Exercise directions:
Check each line of the listing for the string "this", count the lines that have it, and answer with that number only.

##### Input data #####

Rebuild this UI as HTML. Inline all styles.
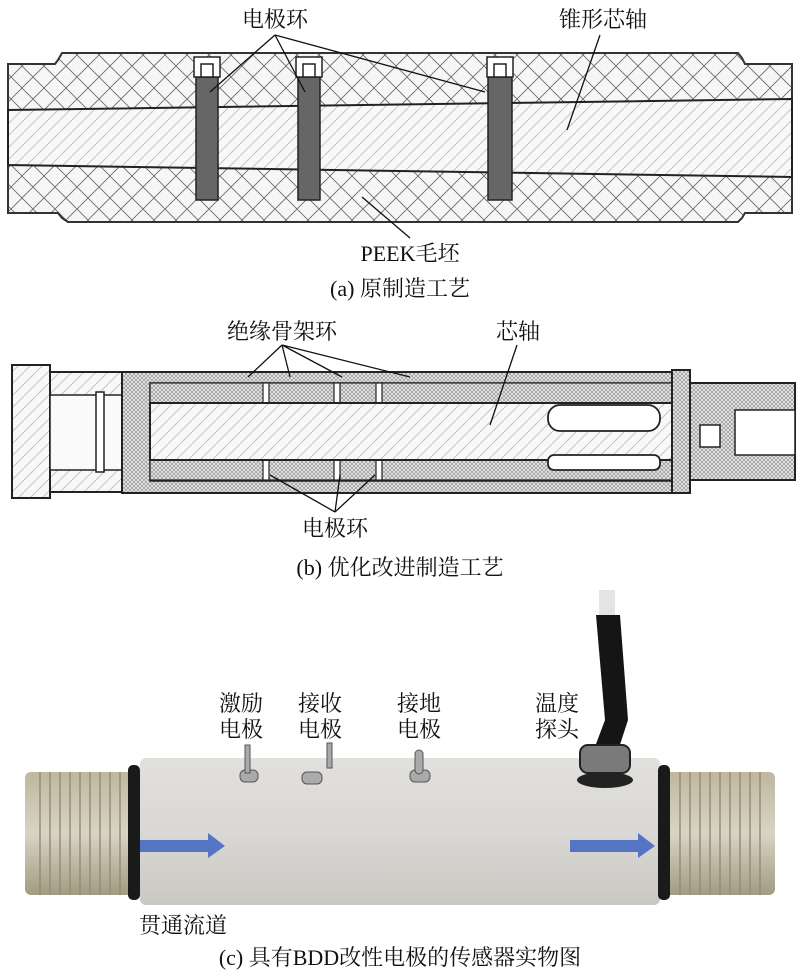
<!DOCTYPE html>
<html><head><meta charset="utf-8"><style>
body{margin:0;background:#fff;}
svg{display:block;}
text{font-family:"Liberation Serif","Noto Serif CJK SC","Noto Sans CJK SC",serif;fill:#111;}
</style></head><body>
<svg width="800" height="977" viewBox="0 0 800 977" xmlns="http://www.w3.org/2000/svg">
<defs>
<pattern id="xh" width="22" height="22" patternUnits="userSpaceOnUse">
<rect width="22" height="22" fill="#f6f6f6"/>
<path d="M0 0L22 22M22 0L0 22" stroke="#666" stroke-width="0.8"/>
</pattern>
<pattern id="dg" width="12" height="12" patternUnits="userSpaceOnUse">
<rect width="12" height="12" fill="#f8f8f8"/>
<path d="M0 12L12 0" stroke="#bbb" stroke-width="0.8"/>
</pattern>
<pattern id="dot" width="4" height="4" patternUnits="userSpaceOnUse">
<rect width="4" height="4" fill="#e6e6e6"/>
<path d="M0 0L4 4M4 0L0 4" stroke="#888" stroke-width="0.6"/>
</pattern>
<linearGradient id="bodyg" x1="0" y1="0" x2="0" y2="1">
<stop offset="0" stop-color="#e2e0dc"/><stop offset="0.5" stop-color="#dad8d4"/><stop offset="1" stop-color="#cac8c3"/>
</linearGradient>
<linearGradient id="thr" x1="0" y1="0" x2="0" y2="1">
<stop offset="0" stop-color="#bfb79f"/><stop offset="0.5" stop-color="#d8d3c4"/><stop offset="1" stop-color="#a39b82"/>
</linearGradient>
</defs>

<!-- (a) -->
<path d="M8 64 L55 64 L58 60 L62 53 L68 53 L68 53 L738 53 L742 58 L745 64 L792 64 L792 213 L745 213 L742 218 L738 222 L68 222 L62 218 L58 213 L8 213 Z" fill="url(#xh)" stroke="#333" stroke-width="2"/>
<path d="M8 110 L792 99 L792 177 L8 165 Z" fill="url(#dg)" stroke="#222" stroke-width="2"/>
<g fill="#666" stroke="#222" stroke-width="1.5">
<rect x="196" y="77" width="22" height="123"/>
<rect x="298" y="77" width="22" height="123"/>
<rect x="488" y="77" width="24" height="123"/>
</g>
<g fill="#fff" stroke="#222" stroke-width="1.5">
<rect x="194" y="57" width="26" height="20"/><rect x="201" y="64" width="12" height="13"/>
<rect x="296" y="57" width="26" height="20"/><rect x="303" y="64" width="12" height="13"/>
<rect x="487" y="57" width="26" height="20"/><rect x="494" y="64" width="12" height="13"/>
</g>
<g stroke="#111" stroke-width="1.3" fill="none">
<path d="M275 35 L210 92 M275 35 L305 92 M275 35 L485 92"/>
<path d="M600 35 L567 130"/>
<path d="M410 238 L362 197"/>
</g>
<text x="275" y="27" font-size="22" text-anchor="middle">电极环</text>
<text x="603" y="27" font-size="22" text-anchor="middle">锥形芯轴</text>
<text x="410" y="261" font-size="22" text-anchor="middle">PEEK毛坯</text>
<text x="400" y="296" font-size="22" text-anchor="middle">(a) 原制造工艺</text>

<!-- (b) -->
<rect x="12" y="365" width="38" height="133" fill="url(#dg)" stroke="#222" stroke-width="2"/>
<path d="M50 372 L122 372 L122 383 L150 383 L150 480 L122 480 L122 492 L50 492 Z" fill="url(#dg)" stroke="#222" stroke-width="2"/>
<rect x="50" y="395" width="100" height="75" fill="#fafafa" stroke="#222" stroke-width="1.5"/>
<rect x="96" y="392" width="8" height="80" fill="#fff" stroke="#222" stroke-width="1.5"/>
<rect x="122" y="372" width="552" height="121" fill="url(#dot)" stroke="#222" stroke-width="2"/>
<rect x="150" y="383" width="524" height="98" fill="#f4f4f4" stroke="#222" stroke-width="1.5"/>
<rect x="150" y="383" width="522" height="20" fill="url(#dot)" stroke="#222" stroke-width="1.2"/>
<rect x="150" y="460" width="522" height="20" fill="url(#dot)" stroke="#222" stroke-width="1.2"/>
<g fill="#fff" stroke="#222" stroke-width="1.2">
<rect x="263" y="383" width="6" height="20"/><rect x="334" y="383" width="6" height="20"/><rect x="376" y="383" width="6" height="20"/>
<rect x="263" y="460" width="6" height="20"/><rect x="334" y="460" width="6" height="20"/><rect x="376" y="460" width="6" height="20"/>
</g>
<rect x="150" y="403" width="530" height="57" fill="url(#dg)" stroke="#222" stroke-width="2"/>
<rect x="548" y="405" width="112" height="26" rx="12" fill="#fff" stroke="#222" stroke-width="1.8"/>
<rect x="548" y="455" width="112" height="15" rx="6" fill="#fff" stroke="#222" stroke-width="1.8"/>
<rect x="672" y="370" width="18" height="123" fill="url(#dot)" stroke="#222" stroke-width="2"/>
<path d="M690 383 L795 383 L795 480 L690 480 Z" fill="url(#dot)" stroke="#222" stroke-width="2"/>
<rect x="735" y="410" width="60" height="45" fill="#fff" stroke="#222" stroke-width="1.5"/>
<rect x="700" y="425" width="20" height="22" fill="#fff" stroke="#222" stroke-width="1.5"/>
<g stroke="#111" stroke-width="1.3" fill="none">
<path d="M282 345 L248 377 M282 345 L290 377 M282 345 L342 377 M282 345 L410 377"/>
<path d="M517 345 L490 425"/>
<path d="M335 512 L270 475 M335 512 L340 475 M335 512 L375 475"/>
</g>
<text x="282" y="339" font-size="22" text-anchor="middle">绝缘骨架环</text>
<text x="518" y="339" font-size="22" text-anchor="middle">芯轴</text>
<text x="335" y="536" font-size="22" text-anchor="middle">电极环</text>
<text x="400" y="575" font-size="22" text-anchor="middle">(b) 优化改进制造工艺</text>

<!-- (c) -->
<rect x="25" y="772" width="112" height="123" rx="6" fill="url(#thr)"/>
<g stroke="#958d76" stroke-width="1.5">
<path d="M40 772V895M50 772V895M60 772V895M70 772V895M80 772V895M90 772V895M100 772V895M110 772V895M120 772V895"/>
</g>
<rect x="663" y="772" width="112" height="123" rx="6" fill="url(#thr)"/>
<g stroke="#958d76" stroke-width="1.5">
<path d="M680 772V895M690 772V895M700 772V895M710 772V895M720 772V895M730 772V895M740 772V895M750 772V895M760 772V895"/>
</g>
<rect x="140" y="758" width="520" height="147" rx="6" fill="url(#bodyg)"/>
<rect x="128" y="765" width="12" height="135" rx="5" fill="#1a1a1a"/>
<rect x="658" y="765" width="12" height="135" rx="5" fill="#1a1a1a"/>
<!-- cable -->
<rect x="599" y="590" width="16" height="30" fill="#e4e4e4"/>
<path d="M596 615 L620 615 L628 720 L615 760 L590 760 L605 720 Z" fill="#151515"/>
<rect x="580" y="745" width="50" height="28" rx="8" fill="#7a7a7a" stroke="#222" stroke-width="2"/>
<ellipse cx="605" cy="780" rx="28" ry="8" fill="#222"/>
<!-- terminals -->
<g fill="#aaa" stroke="#555" stroke-width="1">
<rect x="240" y="770" width="18" height="12" rx="5"/><rect x="245" y="745" width="5" height="28"/>
<rect x="302" y="772" width="20" height="12" rx="5"/><rect x="327" y="743" width="5" height="25"/>
<rect x="410" y="770" width="20" height="12" rx="5"/><rect x="415" y="750" width="8" height="24" rx="4"/>
</g>
<!-- arrows -->
<path d="M140 840 L208 840 L208 833 L225 846 L208 858 L208 852 L140 852 Z" fill="#5574c4"/>
<path d="M570 840 L638 840 L638 833 L655 846 L638 858 L638 852 L570 852 Z" fill="#5574c4"/>
<g font-size="22" text-anchor="middle">
<text x="241" y="711">激励</text><text x="241" y="737">电极</text>
<text x="320" y="711">接收</text><text x="320" y="737">电极</text>
<text x="419" y="711">接地</text><text x="419" y="737">电极</text>
<text x="557" y="711">温度</text><text x="557" y="737">探头</text>
<text x="183" y="933">贯通流道</text>
<text x="400" y="965">(c) 具有BDD改性电极的传感器实物图</text>
</g>
</svg>
</body></html>
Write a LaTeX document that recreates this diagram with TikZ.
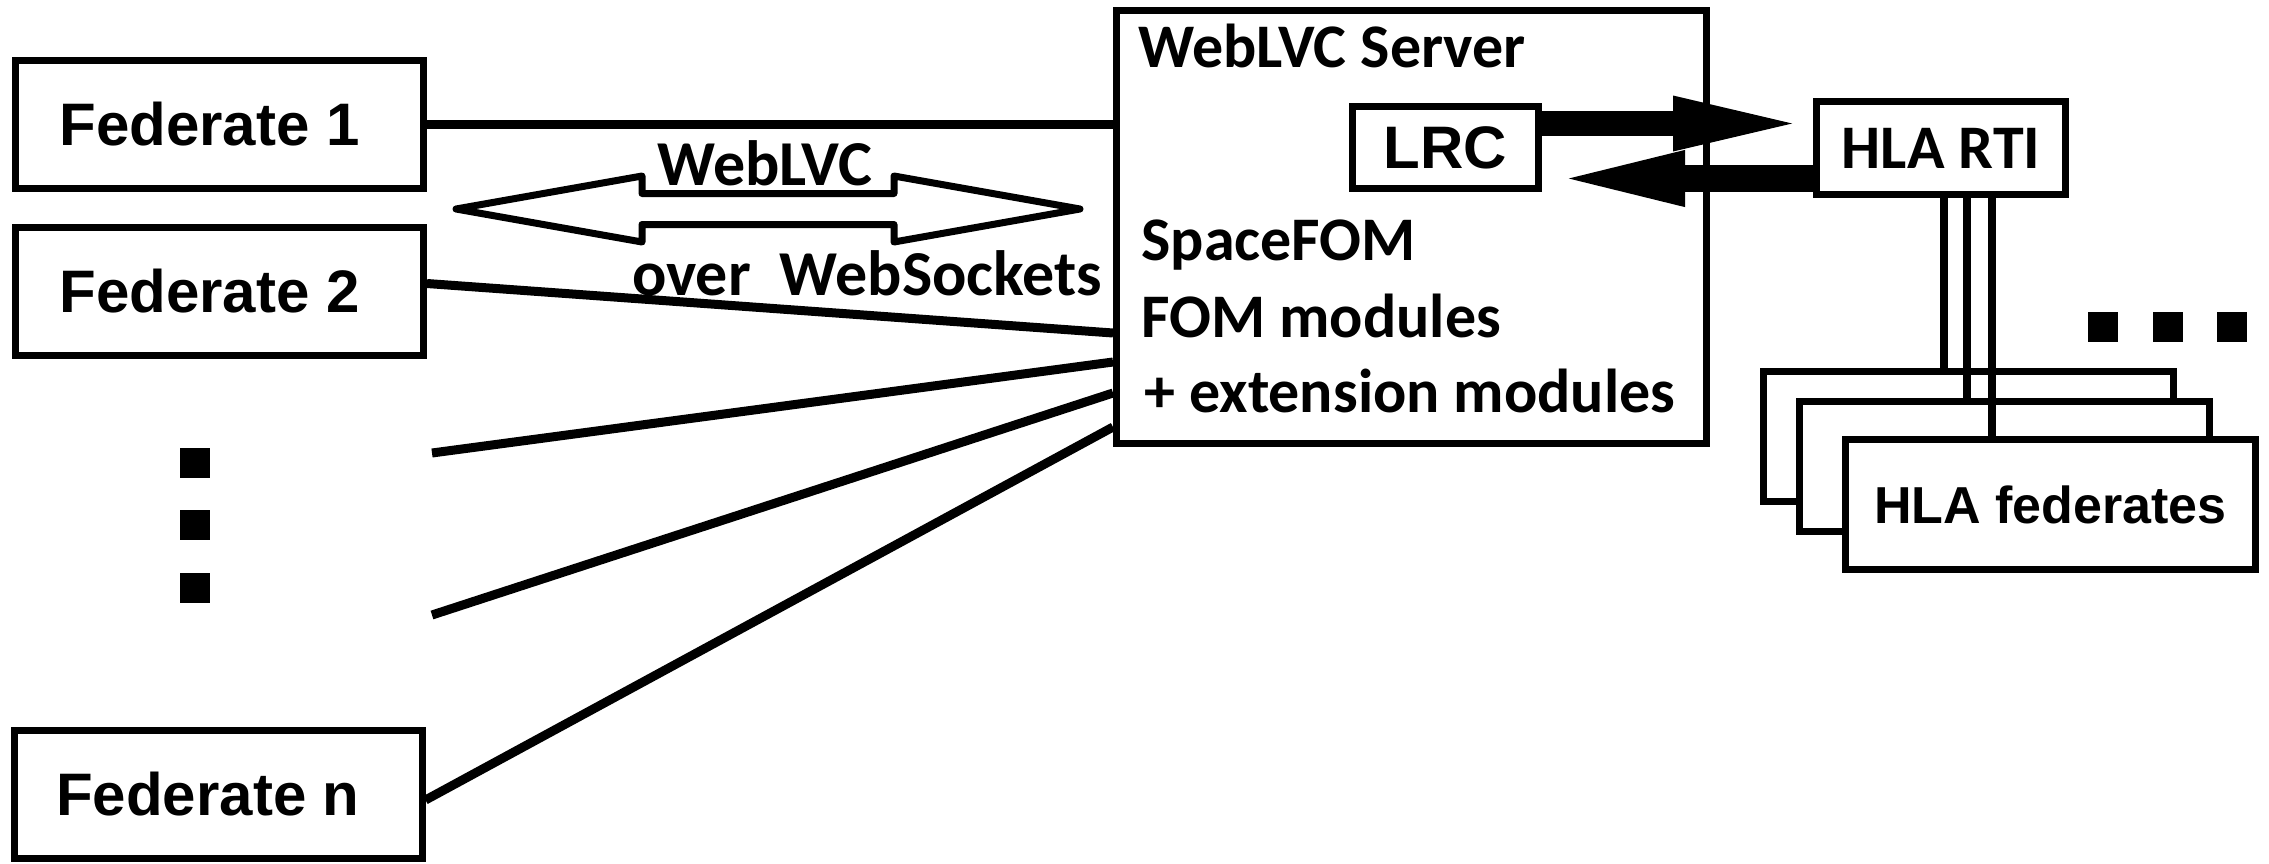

#####

Expected output:
2